In a report released Tuesday, the House of Commons Public Accounts Committee questioned the tax exempt status of the Duchy, saying it could give the operation an unfair advantage. "The Duchy is engaged in a range of business activities like other commercial enterprises, with the difference that other businesses are subject to the usual rules on corporation and capital gains tax," the report said. "This tax exemption might mean that competing businesses do not have a level playing field on which to operate." The report called on finance officials to examine the impact of the exemption.

The committee also said there should be more transparency of the Duchy's finances and greater oversight by the government. "The Treasury [department] does not do enough to properly scrutinise the Duchy's finances. It relies on the Duchy to provide it with accurate information without carrying out its own independent checks," the report said.

Government officials are supposed to ensure that the Duchy maintains the long-term value of the estate and treasury officials must approve any expenditure over £500,000, or $833,000. However, the committee was told that no expense has ever been turned down and that the treasury relies on financial information provided by the Duchy without doing its own checks.

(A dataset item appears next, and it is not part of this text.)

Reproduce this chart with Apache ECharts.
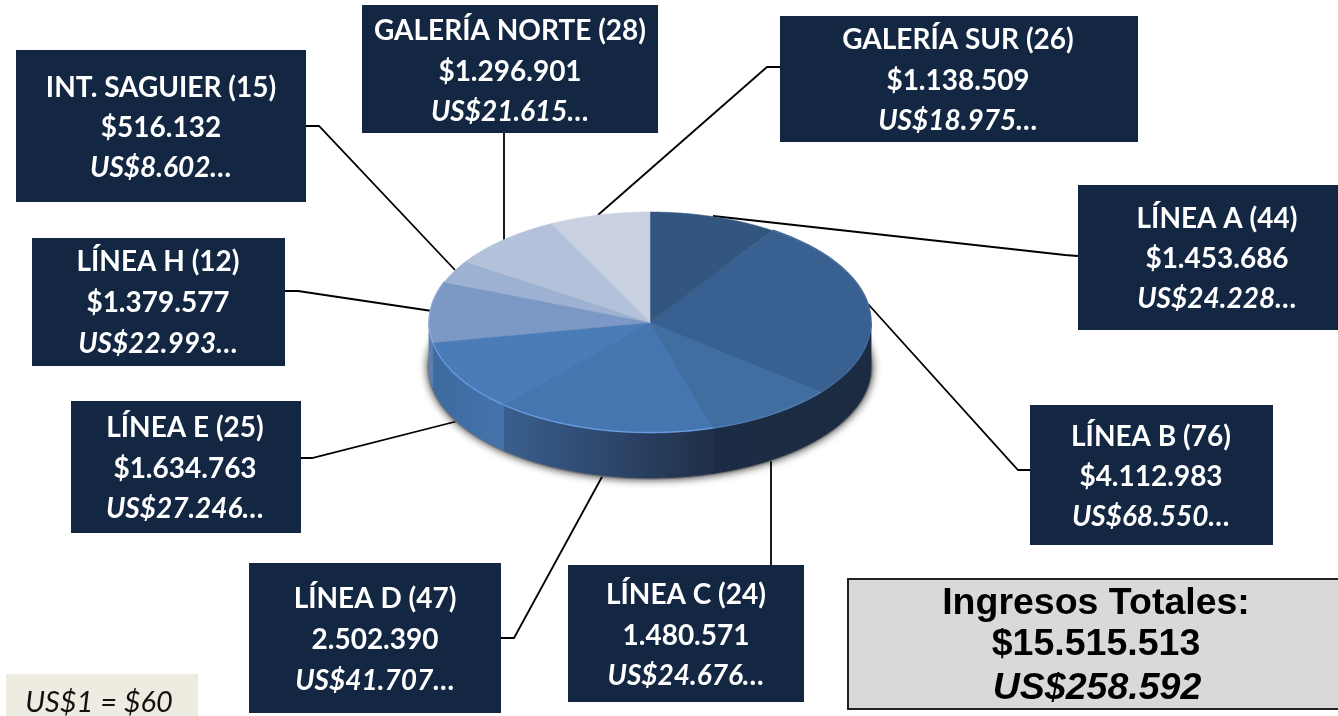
<!DOCTYPE html>
<html>
<head>
<meta charset="utf-8">
<title>Ingresos por línea</title>
<script src="https://cdn.jsdelivr.net/npm/echarts@6/dist/echarts.min.js"></script>
<style>
  html, body { margin: 0; padding: 0; background: #fff; }
  #chart { width: 1338px; height: 716px; }
</style>
</head>
<body>
<div id="chart"></div>
<script>
// data, clockwise from the top of the pie
const names = ['LÍNEA A', 'LÍNEA B', 'LÍNEA C', 'LÍNEA D', 'LÍNEA E', 'LÍNEA H', 'INT. SAGUIER', 'GALERÍA NORTE', 'GALERÍA SUR'];
const counts = [44, 76, 24, 47, 25, 12, 15, 28, 26];
const pesos = [1453686, 4112983, 1480571, 2502390, 1634763, 1379577, 516132, 1296901, 1138509];
const pesoLabels = ['$1.453.686', '$4.112.983', '1.480.571', '2.502.390', '$1.634.763', '$1.379.577', '$516.132', '$1.296.901', '$1.138.509'];
const dollarLabels = ['US$24.228…', 'US$68.550…', 'US$24.676…', 'US$41.707…', 'US$27.246…', 'US$22.993…', 'US$8.602…', 'US$21.615…', 'US$18.975…'];
const totalLines = ['Ingresos Totales:', '$15.515.513', 'US$258.592'];
const rateLabel = 'US$1 = $60';

// slice styling
const topColors = ['#33567f', '#386090', '#416ea1', '#4676b0', '#4a7cb8', '#7b98c6', '#9db1d2', '#b3c2da', '#c9d0e0'];
const rimColors = [null, '#44699a', '#4f7cb0', '#6a9ae0', '#6a9ae0', '#93abd2', null, null, null];
const wallColors = [
  ['#1a2b42', '#1a2b42'], ['#1a2b42', '#1a2b42'], ['#1b2c44', '#1a2b42'],
  ['#3a5f8e', '#202f49'], ['#3d6a9f', '#4474ab'], ['#5d7fae', '#5d7fae'],
  ['#5d7fae', '#5d7fae'], ['#5d7fae', '#5d7fae'], ['#5d7fae', '#5d7fae']
];

// layout: [x0, y0, x1, y1, text centre x, first line y, line step]
const boxes = [
  [1078, 185, 1338, 330, 1217, 219, 40],
  [1030, 405, 1273, 545, 1151, 437, 40],
  [568, 565, 804, 702, 686, 595, 40.5],
  [249, 563, 501, 713, 375, 599, 41],
  [71, 401, 301, 533, 185, 428, 40.5],
  [32, 238, 285, 366, 158, 262, 41],
  [16, 50, 306, 202, 161, 88, 40],
  [362, 5, 658, 133, 510, 31, 40.5],
  [780, 16, 1138, 142, 958, 40, 40.5]
];
const leaders = [
  [[713, 216], [1065, 255], [1078, 256]],
  [[868, 304], [1018, 470], [1030, 470]],
  [[771, 455], [771, 565]],
  [[603, 475], [514, 638], [501, 638]],
  [[458, 421], [312, 458], [301, 458]],
  [[432, 311], [298, 291], [285, 291]],
  [[455, 270], [319, 126], [306, 126]],
  [[504, 242], [504, 133]],
  [[598, 215], [767, 67], [780, 67]]
];

const cx = 650, cy = 322.5, rx = 221, ry = 110.5, depth = 45;
const total = pesos.reduce((a, b) => a + b, 0);

function sliceAngles(i) {
  let before = 0;
  for (let k = 0; k < i; k++) before += pesos[k];
  return [before / total * Math.PI * 2, (before + pesos[i]) / total * Math.PI * 2];
}

function edge(t, dy) {
  return [cx + rx * Math.sin(t), cy + (dy || 0) - ry * Math.cos(t)];
}

function arc(a, b, dy) {
  const n = Math.max(2, Math.ceil((b - a) / 0.01));
  const pts = [];
  for (let i = 0; i <= n; i++) pts.push(edge(a + (b - a) * i / n, dy));
  return pts;
}

function renderWall(params) {
  const ang = sliceAngles(params.dataIndex);
  // only the front half of the rim is visible
  const a = Math.max(ang[0], Math.PI / 2);
  const b = Math.min(ang[1], Math.PI * 1.5);
  if (a >= b) return null;
  const c = wallColors[params.dataIndex];
  const grad = new echarts.graphic.LinearGradient(0, 0, 1, 0, [
    { offset: 0, color: c[0] }, { offset: 1, color: c[1] }
  ]);
  return {
    type: 'polygon',
    shape: { points: arc(a, b, 0).concat(arc(a, b, depth).reverse()) },
    // same-colour stroke closes the seams between neighbouring walls
    style: { fill: grad, stroke: grad, lineWidth: 0.8 }
  };
}

function renderTop(params) {
  const i = params.dataIndex;
  const ang = sliceAngles(i);
  const children = [{
    type: 'polygon',
    shape: { points: [[cx, cy]].concat(arc(ang[0], ang[1], 0)) },
    style: { fill: topColors[i], stroke: topColors[i], lineWidth: 0.5 }
  }];
  if (rimColors[i]) {
    children.push({
      type: 'polyline',
      shape: { points: arc(ang[0], ang[1], -0.5) },
      style: { fill: null, stroke: rimColors[i], lineWidth: 1.3 }
    });
  }
  return { type: 'group', children: children };
}

function textLine(x, y, text, font) {
  return {
    type: 'text', z: 6, x: x, y: y,
    style: Object.assign({ text: text, align: 'center', verticalAlign: 'middle' }, font)
  };
}

const graphics = [];
leaders.forEach(function (pts) {
  graphics.push({
    type: 'polyline', z: 1, shape: { points: pts },
    style: { fill: null, stroke: '#000', lineWidth: 1.8 }
  });
});
boxes.forEach(function (b, i) {
  graphics.push({
    type: 'rect', z: 5, shape: { x: b[0], y: b[1], width: b[2] - b[0], height: b[3] - b[1] },
    style: { fill: '#132743' }
  });
  const base = { fill: '#fff', fontFamily: 'Lato', fontSize: 28, fontWeight: 'bold' };
  graphics.push(textLine(b[4], b[5], names[i] + ' (' + counts[i] + ')', base));
  graphics.push(textLine(b[4], b[5] + b[6], pesoLabels[i], base));
  graphics.push(textLine(b[4], b[5] + b[6] * 2, dollarLabels[i], Object.assign({}, base, { fontStyle: 'italic' })));
});

// totals box
graphics.push({
  type: 'rect', z: 5, shape: { x: 848, y: 579, width: 492, height: 130 },
  style: { fill: '#d9d9d9', stroke: '#222', lineWidth: 2 }
});
const totalFont = { fill: '#000', fontFamily: 'Liberation Sans', fontSize: 37.5, fontWeight: 'bold' };
graphics.push(textLine(1096, 604, totalLines[0], totalFont));
graphics.push(textLine(1096, 645, totalLines[1], totalFont));
graphics.push(textLine(1097, 689, totalLines[2], Object.assign({}, totalFont, { fontStyle: 'italic' })));

// exchange rate note
graphics.push({
  type: 'rect', z: 5, shape: { x: 6, y: 674, width: 192, height: 42 },
  style: { fill: '#eeece1' }
});
graphics.push(textLine(99, 703, rateLabel, { fill: '#111', fontFamily: 'Lato', fontSize: 29, fontStyle: 'italic' }));

const chart = echarts.init(document.getElementById('chart'));
chart.setOption({
  animation: false,
  graphic: graphics,
  series: [
    {
      // soft halo under the disc
      type: 'custom', coordinateSystem: 'none', silent: true, z: 2, data: [0],
      renderItem: function () {
        return {
          type: 'ellipse',
          shape: { cx: cx, cy: cy + depth, rx: rx + 1.5, ry: ry + 1.5 },
          style: { fill: '#777', shadowBlur: 8, shadowColor: 'rgba(0,0,0,0.8)' }
        };
      }
    },
    {
      type: 'custom', coordinateSystem: 'none', silent: true, z: 3,
      data: pesos, renderItem: renderWall
    },
    {
      type: 'custom', coordinateSystem: 'none', silent: true, z: 4,
      data: pesos, renderItem: renderTop
    }
  ]
});
</script>
</body>
</html>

The report also recommended that the Duchy change its charter to reflect recent changes to the law which ended royal succession based on gender. "At the moment, the Duchy's charter rules that each future Duke of Cornwall be the eldest son and heir of the monarch, which is out of line with the Succession to the Crown Act 2013. A female heir to the British throne should be allowed to bear the title 'Duke of Cornwall'," the report said.